_REQUIRED TASK_
A verbatim copy is needed of the lines from the one containing "Write the Plotly code for this chart." down to the one containing "import plotly.graph_objects as go", inclusive. Print it with no pictures.

<<<<

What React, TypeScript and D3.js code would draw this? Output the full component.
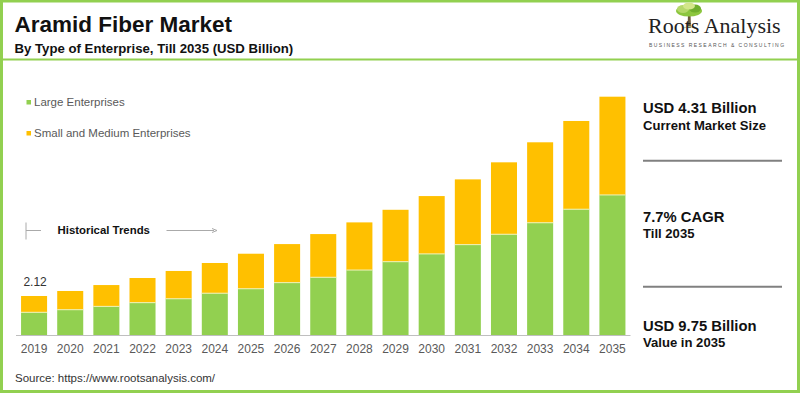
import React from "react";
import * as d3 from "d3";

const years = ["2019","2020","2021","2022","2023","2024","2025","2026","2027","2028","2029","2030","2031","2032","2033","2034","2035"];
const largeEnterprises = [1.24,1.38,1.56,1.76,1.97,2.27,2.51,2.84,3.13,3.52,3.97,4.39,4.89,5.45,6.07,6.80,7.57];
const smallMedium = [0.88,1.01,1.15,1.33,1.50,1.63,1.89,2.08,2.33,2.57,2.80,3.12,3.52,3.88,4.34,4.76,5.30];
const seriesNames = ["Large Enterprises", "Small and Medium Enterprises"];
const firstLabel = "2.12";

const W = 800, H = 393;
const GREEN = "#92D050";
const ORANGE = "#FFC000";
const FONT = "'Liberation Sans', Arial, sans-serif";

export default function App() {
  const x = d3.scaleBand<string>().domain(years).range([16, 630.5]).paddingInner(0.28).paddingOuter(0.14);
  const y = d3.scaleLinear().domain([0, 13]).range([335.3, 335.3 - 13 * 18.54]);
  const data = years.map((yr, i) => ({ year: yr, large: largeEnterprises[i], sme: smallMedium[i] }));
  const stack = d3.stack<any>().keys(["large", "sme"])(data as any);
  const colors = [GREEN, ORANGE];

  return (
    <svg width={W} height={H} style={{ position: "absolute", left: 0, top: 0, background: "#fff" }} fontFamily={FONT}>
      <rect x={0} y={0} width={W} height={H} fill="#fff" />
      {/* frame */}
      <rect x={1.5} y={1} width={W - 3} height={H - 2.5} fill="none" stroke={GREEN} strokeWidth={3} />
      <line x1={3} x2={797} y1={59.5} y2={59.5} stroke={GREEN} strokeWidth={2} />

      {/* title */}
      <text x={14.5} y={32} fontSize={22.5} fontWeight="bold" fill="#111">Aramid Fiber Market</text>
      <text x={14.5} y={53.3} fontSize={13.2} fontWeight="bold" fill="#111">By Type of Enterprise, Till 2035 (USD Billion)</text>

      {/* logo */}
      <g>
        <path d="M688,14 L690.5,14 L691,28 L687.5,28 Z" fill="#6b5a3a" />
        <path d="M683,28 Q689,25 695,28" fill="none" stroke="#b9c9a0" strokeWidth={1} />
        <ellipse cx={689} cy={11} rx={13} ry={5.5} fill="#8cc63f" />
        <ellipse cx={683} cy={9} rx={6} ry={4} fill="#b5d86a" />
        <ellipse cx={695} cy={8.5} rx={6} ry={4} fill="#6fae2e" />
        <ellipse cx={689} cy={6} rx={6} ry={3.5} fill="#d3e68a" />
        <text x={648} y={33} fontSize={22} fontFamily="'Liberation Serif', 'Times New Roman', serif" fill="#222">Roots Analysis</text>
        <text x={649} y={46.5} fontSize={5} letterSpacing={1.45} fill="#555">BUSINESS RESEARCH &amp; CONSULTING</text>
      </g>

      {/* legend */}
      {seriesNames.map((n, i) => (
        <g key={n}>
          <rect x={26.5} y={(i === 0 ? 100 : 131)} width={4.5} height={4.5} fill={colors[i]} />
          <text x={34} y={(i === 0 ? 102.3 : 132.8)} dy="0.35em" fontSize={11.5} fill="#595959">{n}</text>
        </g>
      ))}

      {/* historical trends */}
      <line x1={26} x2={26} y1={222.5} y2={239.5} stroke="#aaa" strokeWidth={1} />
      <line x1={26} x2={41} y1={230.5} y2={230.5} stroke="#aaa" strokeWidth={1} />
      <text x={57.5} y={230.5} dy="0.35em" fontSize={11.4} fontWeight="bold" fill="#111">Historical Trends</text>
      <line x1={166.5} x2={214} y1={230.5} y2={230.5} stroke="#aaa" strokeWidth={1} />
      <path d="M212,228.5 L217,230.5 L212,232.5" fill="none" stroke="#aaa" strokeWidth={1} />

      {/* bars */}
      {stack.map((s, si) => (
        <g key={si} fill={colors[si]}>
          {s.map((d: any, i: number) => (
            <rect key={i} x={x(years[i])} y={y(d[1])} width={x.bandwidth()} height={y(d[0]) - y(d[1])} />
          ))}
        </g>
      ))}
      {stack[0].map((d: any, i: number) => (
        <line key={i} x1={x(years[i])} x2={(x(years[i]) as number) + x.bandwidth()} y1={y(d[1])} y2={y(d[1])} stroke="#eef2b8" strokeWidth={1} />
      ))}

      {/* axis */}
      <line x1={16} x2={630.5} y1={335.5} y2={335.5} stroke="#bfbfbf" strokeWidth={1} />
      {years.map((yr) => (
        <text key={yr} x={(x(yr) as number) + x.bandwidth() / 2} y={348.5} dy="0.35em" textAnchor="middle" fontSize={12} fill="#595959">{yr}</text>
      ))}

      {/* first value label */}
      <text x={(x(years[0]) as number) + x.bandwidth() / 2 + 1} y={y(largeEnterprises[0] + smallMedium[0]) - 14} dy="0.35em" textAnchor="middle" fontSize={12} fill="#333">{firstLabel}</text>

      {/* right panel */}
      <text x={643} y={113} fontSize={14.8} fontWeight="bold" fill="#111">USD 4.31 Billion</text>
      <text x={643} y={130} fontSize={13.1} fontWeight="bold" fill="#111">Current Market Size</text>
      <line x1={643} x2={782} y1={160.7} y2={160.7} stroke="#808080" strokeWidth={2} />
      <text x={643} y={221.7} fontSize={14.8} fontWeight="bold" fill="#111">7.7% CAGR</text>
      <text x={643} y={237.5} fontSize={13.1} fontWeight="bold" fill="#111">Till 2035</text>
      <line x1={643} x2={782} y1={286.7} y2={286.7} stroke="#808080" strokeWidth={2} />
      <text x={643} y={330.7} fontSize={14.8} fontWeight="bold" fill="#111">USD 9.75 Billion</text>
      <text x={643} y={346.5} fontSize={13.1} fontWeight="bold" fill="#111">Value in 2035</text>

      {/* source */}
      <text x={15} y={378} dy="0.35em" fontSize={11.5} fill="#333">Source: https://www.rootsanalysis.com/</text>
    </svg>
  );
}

>>>>
<<<<

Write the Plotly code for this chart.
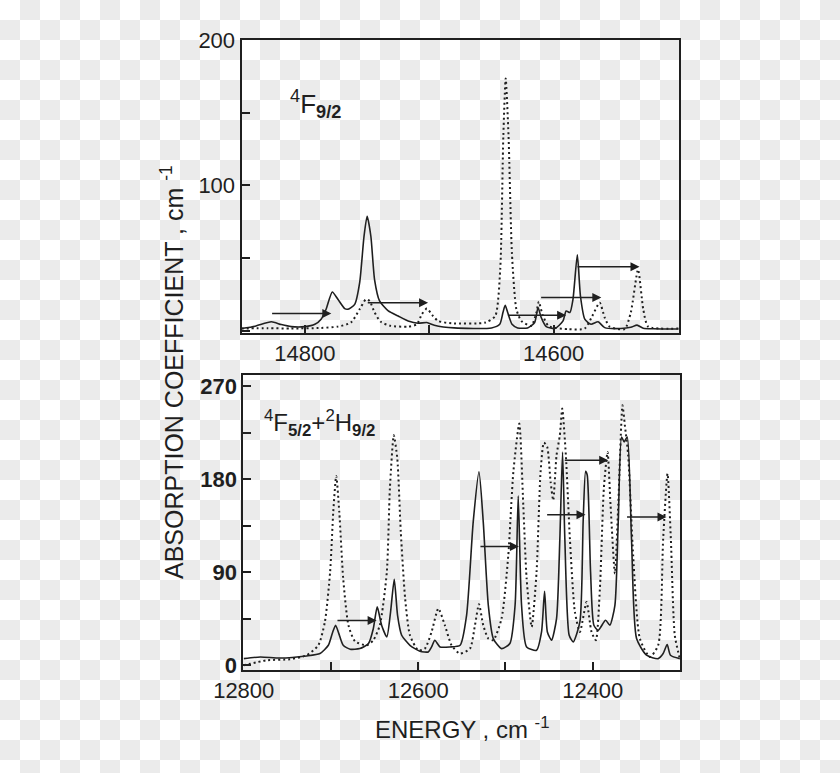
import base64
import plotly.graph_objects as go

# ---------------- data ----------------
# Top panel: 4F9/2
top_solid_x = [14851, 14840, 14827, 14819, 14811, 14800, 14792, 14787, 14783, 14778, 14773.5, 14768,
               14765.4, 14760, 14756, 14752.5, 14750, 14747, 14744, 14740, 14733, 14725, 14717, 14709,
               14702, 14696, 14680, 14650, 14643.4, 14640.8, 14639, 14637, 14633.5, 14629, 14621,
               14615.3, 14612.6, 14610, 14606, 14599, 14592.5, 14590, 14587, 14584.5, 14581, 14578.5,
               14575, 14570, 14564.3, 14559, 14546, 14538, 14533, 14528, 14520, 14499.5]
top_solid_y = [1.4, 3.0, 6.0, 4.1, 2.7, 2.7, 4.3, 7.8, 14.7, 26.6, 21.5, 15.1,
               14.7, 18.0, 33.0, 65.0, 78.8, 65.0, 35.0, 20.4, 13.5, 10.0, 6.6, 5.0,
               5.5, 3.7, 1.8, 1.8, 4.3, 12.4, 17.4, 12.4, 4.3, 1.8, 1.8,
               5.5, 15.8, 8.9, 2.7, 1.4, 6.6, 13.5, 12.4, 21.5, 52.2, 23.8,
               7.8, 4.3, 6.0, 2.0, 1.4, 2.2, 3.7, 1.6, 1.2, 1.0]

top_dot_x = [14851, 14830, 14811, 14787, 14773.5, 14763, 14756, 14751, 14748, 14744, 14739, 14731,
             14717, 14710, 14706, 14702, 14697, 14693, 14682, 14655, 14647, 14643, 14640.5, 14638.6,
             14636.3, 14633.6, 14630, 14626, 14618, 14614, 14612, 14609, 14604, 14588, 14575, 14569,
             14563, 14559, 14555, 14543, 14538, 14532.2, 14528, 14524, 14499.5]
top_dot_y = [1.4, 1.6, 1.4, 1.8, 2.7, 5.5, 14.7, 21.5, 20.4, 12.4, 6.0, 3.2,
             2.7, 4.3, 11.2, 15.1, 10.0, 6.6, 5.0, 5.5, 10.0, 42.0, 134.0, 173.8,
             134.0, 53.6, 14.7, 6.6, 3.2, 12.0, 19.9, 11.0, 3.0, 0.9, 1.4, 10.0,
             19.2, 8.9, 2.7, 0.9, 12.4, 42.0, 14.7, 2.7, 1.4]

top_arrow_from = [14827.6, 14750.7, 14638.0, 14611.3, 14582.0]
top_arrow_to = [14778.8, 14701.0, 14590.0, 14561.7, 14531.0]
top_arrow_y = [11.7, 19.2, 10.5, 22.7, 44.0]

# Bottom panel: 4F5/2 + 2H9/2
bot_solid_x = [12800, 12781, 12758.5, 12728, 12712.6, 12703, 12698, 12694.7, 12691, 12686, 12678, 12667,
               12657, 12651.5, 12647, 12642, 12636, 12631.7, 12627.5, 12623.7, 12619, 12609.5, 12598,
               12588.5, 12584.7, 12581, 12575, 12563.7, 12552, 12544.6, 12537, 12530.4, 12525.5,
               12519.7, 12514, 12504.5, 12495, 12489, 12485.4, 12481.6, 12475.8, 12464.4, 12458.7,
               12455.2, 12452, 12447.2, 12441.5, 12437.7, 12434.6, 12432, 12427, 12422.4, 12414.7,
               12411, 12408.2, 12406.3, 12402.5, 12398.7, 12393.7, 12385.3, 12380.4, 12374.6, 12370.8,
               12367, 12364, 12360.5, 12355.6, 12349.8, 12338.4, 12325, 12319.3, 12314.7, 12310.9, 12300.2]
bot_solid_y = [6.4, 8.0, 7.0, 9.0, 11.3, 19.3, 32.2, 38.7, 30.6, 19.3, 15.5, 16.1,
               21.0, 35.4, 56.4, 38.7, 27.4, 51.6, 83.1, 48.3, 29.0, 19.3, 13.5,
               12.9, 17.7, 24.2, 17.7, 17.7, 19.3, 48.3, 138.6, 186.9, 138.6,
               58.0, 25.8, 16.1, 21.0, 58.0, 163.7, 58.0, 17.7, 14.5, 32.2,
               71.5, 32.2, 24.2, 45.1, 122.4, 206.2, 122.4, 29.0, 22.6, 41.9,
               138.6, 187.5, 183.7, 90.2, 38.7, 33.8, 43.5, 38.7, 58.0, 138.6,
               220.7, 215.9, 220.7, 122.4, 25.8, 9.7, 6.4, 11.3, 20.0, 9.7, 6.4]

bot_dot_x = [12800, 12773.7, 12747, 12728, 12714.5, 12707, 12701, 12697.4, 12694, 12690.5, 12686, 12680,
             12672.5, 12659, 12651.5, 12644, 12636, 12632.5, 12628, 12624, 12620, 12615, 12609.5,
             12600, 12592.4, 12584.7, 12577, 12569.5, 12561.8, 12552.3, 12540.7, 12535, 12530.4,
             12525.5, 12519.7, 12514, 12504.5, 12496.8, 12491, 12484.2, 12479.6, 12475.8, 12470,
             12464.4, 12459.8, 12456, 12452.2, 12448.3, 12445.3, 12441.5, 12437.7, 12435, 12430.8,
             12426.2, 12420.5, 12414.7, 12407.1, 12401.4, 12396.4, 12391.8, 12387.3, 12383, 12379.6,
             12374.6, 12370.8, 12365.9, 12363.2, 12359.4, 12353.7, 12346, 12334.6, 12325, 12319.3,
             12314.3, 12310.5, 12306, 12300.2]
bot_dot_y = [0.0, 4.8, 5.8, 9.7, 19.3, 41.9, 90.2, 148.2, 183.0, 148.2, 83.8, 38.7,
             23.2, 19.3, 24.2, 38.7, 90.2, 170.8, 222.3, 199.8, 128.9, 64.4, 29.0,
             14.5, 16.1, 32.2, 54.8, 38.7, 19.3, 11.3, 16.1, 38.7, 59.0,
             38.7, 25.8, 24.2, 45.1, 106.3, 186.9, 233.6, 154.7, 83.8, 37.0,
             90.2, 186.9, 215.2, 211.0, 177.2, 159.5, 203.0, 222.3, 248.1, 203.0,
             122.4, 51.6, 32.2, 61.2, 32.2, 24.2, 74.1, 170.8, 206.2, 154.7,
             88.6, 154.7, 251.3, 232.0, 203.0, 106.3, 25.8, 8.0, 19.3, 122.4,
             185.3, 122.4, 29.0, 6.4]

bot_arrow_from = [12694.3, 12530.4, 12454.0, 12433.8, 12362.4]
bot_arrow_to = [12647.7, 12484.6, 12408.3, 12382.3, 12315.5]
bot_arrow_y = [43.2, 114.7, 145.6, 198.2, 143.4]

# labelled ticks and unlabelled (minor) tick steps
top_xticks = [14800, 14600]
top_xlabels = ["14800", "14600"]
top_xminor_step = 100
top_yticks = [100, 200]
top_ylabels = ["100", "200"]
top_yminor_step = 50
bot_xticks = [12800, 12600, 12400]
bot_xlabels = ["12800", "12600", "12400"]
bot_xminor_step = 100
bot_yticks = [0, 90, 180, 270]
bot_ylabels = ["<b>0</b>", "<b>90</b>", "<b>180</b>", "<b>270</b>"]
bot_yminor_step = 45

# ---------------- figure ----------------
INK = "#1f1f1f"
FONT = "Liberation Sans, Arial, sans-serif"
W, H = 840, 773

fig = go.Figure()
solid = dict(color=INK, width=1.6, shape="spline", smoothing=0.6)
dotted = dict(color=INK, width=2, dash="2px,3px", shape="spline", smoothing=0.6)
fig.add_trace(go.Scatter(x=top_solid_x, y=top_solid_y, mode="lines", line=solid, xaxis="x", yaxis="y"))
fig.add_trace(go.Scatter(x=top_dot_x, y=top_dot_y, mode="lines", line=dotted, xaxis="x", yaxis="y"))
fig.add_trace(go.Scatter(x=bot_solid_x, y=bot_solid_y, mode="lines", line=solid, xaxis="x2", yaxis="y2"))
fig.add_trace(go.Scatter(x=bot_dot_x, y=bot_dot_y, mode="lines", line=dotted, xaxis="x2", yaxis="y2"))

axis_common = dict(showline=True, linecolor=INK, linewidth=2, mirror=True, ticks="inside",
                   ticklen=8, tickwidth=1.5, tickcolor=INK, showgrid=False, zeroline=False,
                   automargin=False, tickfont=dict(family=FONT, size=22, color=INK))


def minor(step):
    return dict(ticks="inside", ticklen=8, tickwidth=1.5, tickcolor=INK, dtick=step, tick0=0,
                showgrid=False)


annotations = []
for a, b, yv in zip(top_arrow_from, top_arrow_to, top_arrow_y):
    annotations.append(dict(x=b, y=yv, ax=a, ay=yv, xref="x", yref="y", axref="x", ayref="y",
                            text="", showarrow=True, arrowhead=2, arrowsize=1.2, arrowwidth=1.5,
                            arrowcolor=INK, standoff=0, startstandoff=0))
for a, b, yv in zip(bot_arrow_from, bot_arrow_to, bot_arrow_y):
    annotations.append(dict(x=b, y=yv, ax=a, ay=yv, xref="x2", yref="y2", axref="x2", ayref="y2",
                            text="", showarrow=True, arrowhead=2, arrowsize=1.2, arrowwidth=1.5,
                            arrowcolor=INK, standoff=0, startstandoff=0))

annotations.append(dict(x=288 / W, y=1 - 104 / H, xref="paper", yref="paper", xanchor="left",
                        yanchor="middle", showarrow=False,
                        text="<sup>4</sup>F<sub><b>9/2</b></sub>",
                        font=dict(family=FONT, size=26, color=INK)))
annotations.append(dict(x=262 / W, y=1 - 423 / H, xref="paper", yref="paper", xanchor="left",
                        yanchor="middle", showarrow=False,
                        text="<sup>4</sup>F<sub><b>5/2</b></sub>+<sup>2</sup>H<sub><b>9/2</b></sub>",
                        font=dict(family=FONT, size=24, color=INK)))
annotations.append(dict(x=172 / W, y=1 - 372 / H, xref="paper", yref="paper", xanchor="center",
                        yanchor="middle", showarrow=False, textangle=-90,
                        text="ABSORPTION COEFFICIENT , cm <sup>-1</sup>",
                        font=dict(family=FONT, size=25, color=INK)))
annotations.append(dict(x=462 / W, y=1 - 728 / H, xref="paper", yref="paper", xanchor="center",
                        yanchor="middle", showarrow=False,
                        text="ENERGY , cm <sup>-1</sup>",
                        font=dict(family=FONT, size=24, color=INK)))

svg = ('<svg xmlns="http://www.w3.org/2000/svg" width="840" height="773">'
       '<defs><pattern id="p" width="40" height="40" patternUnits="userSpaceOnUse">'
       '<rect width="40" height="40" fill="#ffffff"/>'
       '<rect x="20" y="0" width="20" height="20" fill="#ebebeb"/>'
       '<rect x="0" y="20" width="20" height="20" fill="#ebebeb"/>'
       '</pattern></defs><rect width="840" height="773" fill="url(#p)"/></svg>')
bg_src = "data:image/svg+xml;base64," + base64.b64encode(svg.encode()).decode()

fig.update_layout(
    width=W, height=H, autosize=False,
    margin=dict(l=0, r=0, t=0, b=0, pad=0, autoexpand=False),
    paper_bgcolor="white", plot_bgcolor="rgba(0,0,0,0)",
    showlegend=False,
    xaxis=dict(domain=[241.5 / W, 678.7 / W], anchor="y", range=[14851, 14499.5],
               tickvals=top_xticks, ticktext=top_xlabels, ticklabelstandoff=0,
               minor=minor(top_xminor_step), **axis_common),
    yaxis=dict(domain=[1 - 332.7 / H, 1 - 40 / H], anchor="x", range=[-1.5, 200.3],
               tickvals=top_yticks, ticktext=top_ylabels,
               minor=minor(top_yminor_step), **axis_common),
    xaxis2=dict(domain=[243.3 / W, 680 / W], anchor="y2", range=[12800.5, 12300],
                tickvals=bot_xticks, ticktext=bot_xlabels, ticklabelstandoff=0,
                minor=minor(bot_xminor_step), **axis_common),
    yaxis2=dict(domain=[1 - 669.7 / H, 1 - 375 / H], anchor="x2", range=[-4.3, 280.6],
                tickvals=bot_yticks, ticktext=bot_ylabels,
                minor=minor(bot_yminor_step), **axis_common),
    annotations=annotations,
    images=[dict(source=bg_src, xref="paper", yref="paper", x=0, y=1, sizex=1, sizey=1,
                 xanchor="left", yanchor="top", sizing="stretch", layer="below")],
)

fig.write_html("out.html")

>>>>
<<<<

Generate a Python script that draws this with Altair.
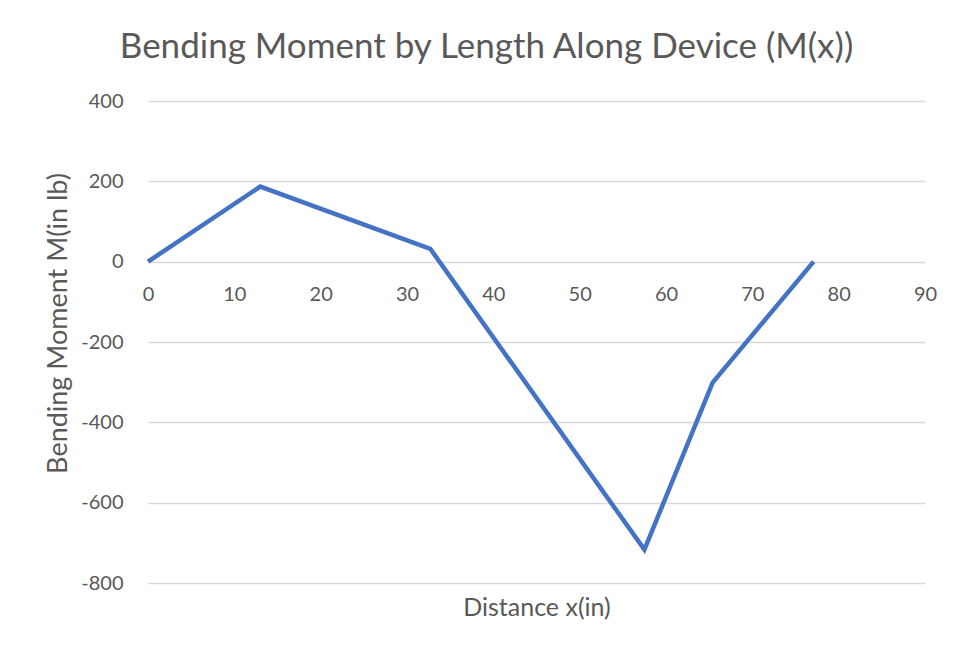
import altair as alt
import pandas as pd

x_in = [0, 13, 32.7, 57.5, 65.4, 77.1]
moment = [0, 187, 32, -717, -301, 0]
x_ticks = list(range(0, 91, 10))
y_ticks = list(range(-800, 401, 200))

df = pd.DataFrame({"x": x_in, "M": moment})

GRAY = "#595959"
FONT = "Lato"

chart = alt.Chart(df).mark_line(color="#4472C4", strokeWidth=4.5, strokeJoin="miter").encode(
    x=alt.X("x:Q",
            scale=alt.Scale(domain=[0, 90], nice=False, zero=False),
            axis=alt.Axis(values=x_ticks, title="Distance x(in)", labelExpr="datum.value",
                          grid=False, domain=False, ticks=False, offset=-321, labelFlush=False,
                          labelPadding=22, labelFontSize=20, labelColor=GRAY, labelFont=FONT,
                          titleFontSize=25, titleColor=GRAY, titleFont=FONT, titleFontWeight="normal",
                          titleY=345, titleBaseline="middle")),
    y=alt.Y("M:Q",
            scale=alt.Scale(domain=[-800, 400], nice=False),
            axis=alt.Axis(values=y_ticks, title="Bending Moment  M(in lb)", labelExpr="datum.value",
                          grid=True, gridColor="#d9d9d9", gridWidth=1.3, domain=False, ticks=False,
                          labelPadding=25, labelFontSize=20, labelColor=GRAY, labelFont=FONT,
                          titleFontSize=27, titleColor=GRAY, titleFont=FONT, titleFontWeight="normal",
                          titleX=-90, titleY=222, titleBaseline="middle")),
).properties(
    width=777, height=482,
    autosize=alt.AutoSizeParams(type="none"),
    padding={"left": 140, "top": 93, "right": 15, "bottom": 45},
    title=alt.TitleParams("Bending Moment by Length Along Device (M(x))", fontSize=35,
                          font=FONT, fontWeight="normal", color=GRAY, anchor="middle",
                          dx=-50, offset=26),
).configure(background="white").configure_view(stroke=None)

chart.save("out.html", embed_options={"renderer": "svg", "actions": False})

>>>>

_OUTPUT BELOW_
Write the Plotly code for this chart.
import base64
import plotly.graph_objects as go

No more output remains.